▶ _Prompt_
Write the data out again exactly, dropping any images it holds.

▶ _Source excerpt_

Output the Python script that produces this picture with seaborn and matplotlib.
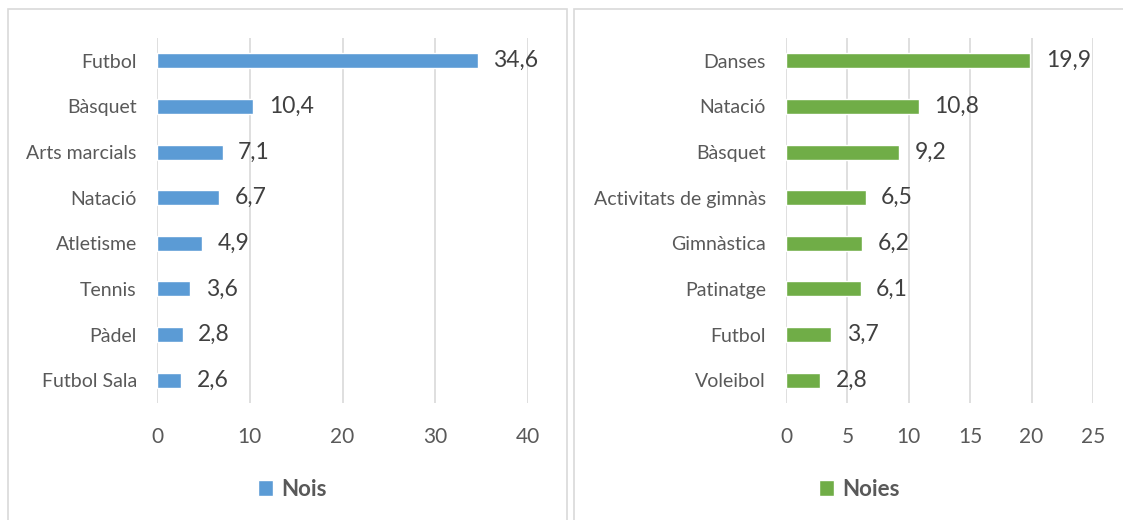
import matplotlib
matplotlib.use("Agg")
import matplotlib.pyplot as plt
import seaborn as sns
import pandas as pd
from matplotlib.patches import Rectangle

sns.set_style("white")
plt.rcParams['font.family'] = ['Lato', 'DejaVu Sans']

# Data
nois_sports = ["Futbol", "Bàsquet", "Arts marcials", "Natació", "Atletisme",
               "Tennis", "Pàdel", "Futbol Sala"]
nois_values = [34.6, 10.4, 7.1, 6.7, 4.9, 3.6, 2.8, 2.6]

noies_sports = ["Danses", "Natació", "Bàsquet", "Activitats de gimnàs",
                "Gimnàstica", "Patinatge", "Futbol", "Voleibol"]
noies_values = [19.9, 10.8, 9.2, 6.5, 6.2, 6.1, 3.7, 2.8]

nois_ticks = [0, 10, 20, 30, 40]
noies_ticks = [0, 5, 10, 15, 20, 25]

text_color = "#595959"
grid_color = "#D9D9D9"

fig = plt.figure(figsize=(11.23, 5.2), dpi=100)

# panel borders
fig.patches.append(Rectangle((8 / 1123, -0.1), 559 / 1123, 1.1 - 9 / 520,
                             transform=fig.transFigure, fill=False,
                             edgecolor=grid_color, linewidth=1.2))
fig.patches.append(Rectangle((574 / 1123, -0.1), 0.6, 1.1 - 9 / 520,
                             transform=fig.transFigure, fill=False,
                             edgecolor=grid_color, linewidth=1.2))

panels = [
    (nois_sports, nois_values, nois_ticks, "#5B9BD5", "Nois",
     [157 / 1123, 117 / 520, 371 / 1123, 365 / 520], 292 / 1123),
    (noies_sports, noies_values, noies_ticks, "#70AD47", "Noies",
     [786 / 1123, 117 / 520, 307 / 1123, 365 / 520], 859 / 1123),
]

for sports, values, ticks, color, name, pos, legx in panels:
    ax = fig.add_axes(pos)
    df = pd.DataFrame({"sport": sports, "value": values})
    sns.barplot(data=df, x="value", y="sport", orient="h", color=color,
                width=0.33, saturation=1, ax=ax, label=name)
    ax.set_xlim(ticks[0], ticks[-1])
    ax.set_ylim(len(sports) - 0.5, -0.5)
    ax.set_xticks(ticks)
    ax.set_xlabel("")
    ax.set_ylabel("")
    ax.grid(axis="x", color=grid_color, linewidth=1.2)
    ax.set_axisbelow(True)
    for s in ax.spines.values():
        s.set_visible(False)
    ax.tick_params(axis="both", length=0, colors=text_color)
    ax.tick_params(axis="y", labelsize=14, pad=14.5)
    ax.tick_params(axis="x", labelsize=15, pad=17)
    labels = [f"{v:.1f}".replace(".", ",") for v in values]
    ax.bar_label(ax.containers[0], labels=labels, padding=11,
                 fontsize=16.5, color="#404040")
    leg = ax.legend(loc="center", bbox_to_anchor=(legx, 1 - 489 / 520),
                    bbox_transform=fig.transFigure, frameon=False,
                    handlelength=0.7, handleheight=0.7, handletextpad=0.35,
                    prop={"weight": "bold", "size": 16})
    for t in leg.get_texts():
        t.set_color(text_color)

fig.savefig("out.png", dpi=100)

▶ _Worked solution_
Output the Python script that produces this picture with seaborn and matplotlib.
import matplotlib
matplotlib.use("Agg")
import matplotlib.pyplot as plt
import seaborn as sns
import pandas as pd
from matplotlib.patches import Rectangle

sns.set_style("white")
plt.rcParams['font.family'] = ['Lato', 'DejaVu Sans']

# Data
nois_sports = ["Futbol", "Bàsquet", "Arts marcials", "Natació", "Atletisme",
               "Tennis", "Pàdel", "Futbol Sala"]
nois_values = [34.6, 10.4, 7.1, 6.7, 4.9, 3.6, 2.8, 2.6]

noies_sports = ["Danses", "Natació", "Bàsquet", "Activitats de gimnàs",
                "Gimnàstica", "Patinatge", "Futbol", "Voleibol"]
noies_values = [19.9, 10.8, 9.2, 6.5, 6.2, 6.1, 3.7, 2.8]

nois_ticks = [0, 10, 20, 30, 40]
noies_ticks = [0, 5, 10, 15, 20, 25]

text_color = "#595959"
grid_color = "#D9D9D9"

fig = plt.figure(figsize=(11.23, 5.2), dpi=100)

# panel borders
fig.patches.append(Rectangle((8 / 1123, -0.1), 559 / 1123, 1.1 - 9 / 520,
                             transform=fig.transFigure, fill=False,
                             edgecolor=grid_color, linewidth=1.2))
fig.patches.append(Rectangle((574 / 1123, -0.1), 0.6, 1.1 - 9 / 520,
                             transform=fig.transFigure, fill=False,
                             edgecolor=grid_color, linewidth=1.2))

panels = [
    (nois_sports, nois_values, nois_ticks, "#5B9BD5", "Nois",
     [157 / 1123, 117 / 520, 371 / 1123, 365 / 520], 292 / 1123),
    (noies_sports, noies_values, noies_ticks, "#70AD47", "Noies",
     [786 / 1123, 117 / 520, 307 / 1123, 365 / 520], 859 / 1123),
]

for sports, values, ticks, color, name, pos, legx in panels:
    ax = fig.add_axes(pos)
    df = pd.DataFrame({"sport": sports, "value": values})
    sns.barplot(data=df, x="value", y="sport", orient="h", color=color,
                width=0.33, saturation=1, ax=ax, label=name)
    ax.set_xlim(ticks[0], ticks[-1])
    ax.set_ylim(len(sports) - 0.5, -0.5)
    ax.set_xticks(ticks)
    ax.set_xlabel("")
    ax.set_ylabel("")
    ax.grid(axis="x", color=grid_color, linewidth=1.2)
    ax.set_axisbelow(True)
    for s in ax.spines.values():
        s.set_visible(False)
    ax.tick_params(axis="both", length=0, colors=text_color)
    ax.tick_params(axis="y", labelsize=14, pad=14.5)
    ax.tick_params(axis="x", labelsize=15, pad=17)
    labels = [f"{v:.1f}".replace(".", ",") for v in values]
    ax.bar_label(ax.containers[0], labels=labels, padding=11,
                 fontsize=16.5, color="#404040")
    leg = ax.legend(loc="center", bbox_to_anchor=(legx, 1 - 489 / 520),
                    bbox_transform=fig.transFigure, frameon=False,
                    handlelength=0.7, handleheight=0.7, handletextpad=0.35,
                    prop={"weight": "bold", "size": 16})
    for t in leg.get_texts():
        t.set_color(text_color)

fig.savefig("out.png", dpi=100)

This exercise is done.